SUPPLIED DATA:
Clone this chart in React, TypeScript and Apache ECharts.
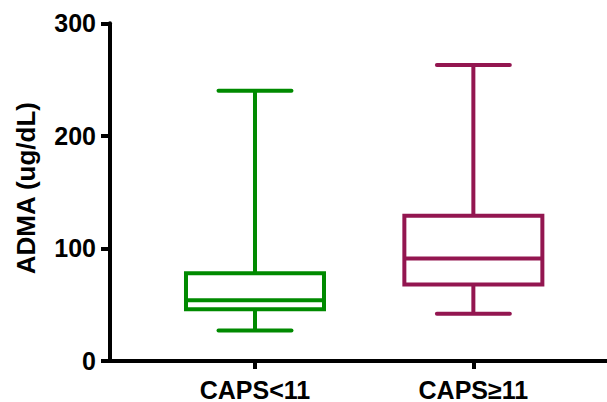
import React, { useEffect, useRef } from "react";
import * as echarts from "echarts";

const categories = ["CAPS<11", "CAPS≥11"];
const positions = [1, 2];
const mins = [27, 42];
const q1s = [46, 68];
const medians = [54, 91];
const q3s = [78, 129];
const maxs = [240, 263];
const colors = ["#008a00", "#931650"];
const yTicks = [0, 100, 200, 300];

export default function App() {
  const ref = useRef<HTMLDivElement>(null);
  useEffect(() => {
    if (!ref.current) return;
    const chart = echarts.init(ref.current, null, { renderer: "svg" });
    const data = positions.map((p, i) => [p, mins[i], q1s[i], medians[i], q3s[i], maxs[i], i]);
    const font = "'Liberation Sans', Arial, sans-serif";
    chart.setOption({
      animation: false,
      backgroundColor: "#ffffff",
      grid: { left: 110, right: 0, top: 23.3, bottom: 40.3 },
      xAxis: {
        type: "value",
        min: 0.336,
        max: 2.612,
        splitLine: { show: false },
        axisLine: { show: true, lineStyle: { color: "#000", width: 4 } },
        axisTick: { show: true, length: 8, lineStyle: { color: "#000", width: 4 }, customValues: positions },
        axisLabel: {
          customValues: positions,
          formatter: (v: number) => categories[positions.indexOf(Math.round(v))] ?? "",
          color: "#000",
          fontFamily: font,
          fontWeight: "bold",
          fontSize: 25,
          margin: 16,
        },
      },
      yAxis: {
        type: "value",
        min: 0,
        max: 300,
        interval: 100,
        splitLine: { show: false },
        axisLine: { show: true, lineStyle: { color: "#000", width: 4 } },
        axisTick: { show: true, length: 9, lineStyle: { color: "#000", width: 4 }, customValues: yTicks },
        axisLabel: {
          color: "#000",
          fontFamily: font,
          fontWeight: "bold",
          fontSize: 25,
          margin: 14,
        },
        name: "ADMA (ug/dL)",
        nameLocation: "middle",
        nameGap: 71,
        nameTextStyle: {
          color: "#000",
          fontFamily: font,
          fontWeight: "bold",
          fontSize: 26,
          padding: [0, 0, 0, 8],
        },
      },
      series: [
        {
          type: "custom",
          data,
          encode: { x: 0, y: [1, 2, 3, 4, 5] },
          renderItem: (params: any, api: any) => {
            const x = api.value(0);
            const idx = api.value(6);
            const color = colors[idx];
            const boxHalf = 0.316;
            const capHalf = 0.167;
            const c = api.coord([x, api.value(3)]);
            const xl = api.coord([x - boxHalf, 0])[0];
            const xr = api.coord([x + boxHalf, 0])[0];
            const cl = api.coord([x - capHalf, 0])[0];
            const cr = api.coord([x + capHalf, 0])[0];
            const yMin = api.coord([x, api.value(1)])[1];
            const yQ1 = api.coord([x, api.value(2)])[1];
            const yMed = c[1];
            const yQ3 = api.coord([x, api.value(4)])[1];
            const yMax = api.coord([x, api.value(5)])[1];
            const cx = c[0];
            const lineStyle = { stroke: color, lineWidth: 4, fill: null };
            const capStyle = { stroke: color, lineWidth: 4, lineCap: "round" };
            return {
              type: "group",
              children: [
                { type: "line", shape: { x1: cx, y1: yMax, x2: cx, y2: yQ3 }, style: lineStyle },
                { type: "line", shape: { x1: cx, y1: yQ1, x2: cx, y2: yMin }, style: lineStyle },
                { type: "line", shape: { x1: cl, y1: yMax, x2: cr, y2: yMax }, style: capStyle },
                { type: "line", shape: { x1: cl, y1: yMin, x2: cr, y2: yMin }, style: capStyle },
                {
                  type: "rect",
                  shape: { x: xl, y: yQ3, width: xr - xl, height: yQ1 - yQ3 },
                  style: { stroke: color, lineWidth: 4, fill: "#fff", lineJoin: "miter" },
                },
                { type: "line", shape: { x1: xl, y1: yMed, x2: xr, y2: yMed }, style: lineStyle },
              ],
            };
          },
        },
      ],
    });
    return () => chart.dispose();
  }, []);
  return (
    <div
      ref={ref}
      style={{ position: "fixed", left: 0, top: 0, width: 607, height: 402, background: "#fff" }}
    />
  );
}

WORK TO DO: From the first line of the material down to the line containing "const yTicks = [0, 100, 200, 300];", inclusive, return each line exactly, skipping any picture.

THE RESPONSE:
Clone this chart in React, TypeScript and Apache ECharts.
import React, { useEffect, useRef } from "react";
import * as echarts from "echarts";

const categories = ["CAPS<11", "CAPS≥11"];
const positions = [1, 2];
const mins = [27, 42];
const q1s = [46, 68];
const medians = [54, 91];
const q3s = [78, 129];
const maxs = [240, 263];
const colors = ["#008a00", "#931650"];
const yTicks = [0, 100, 200, 300];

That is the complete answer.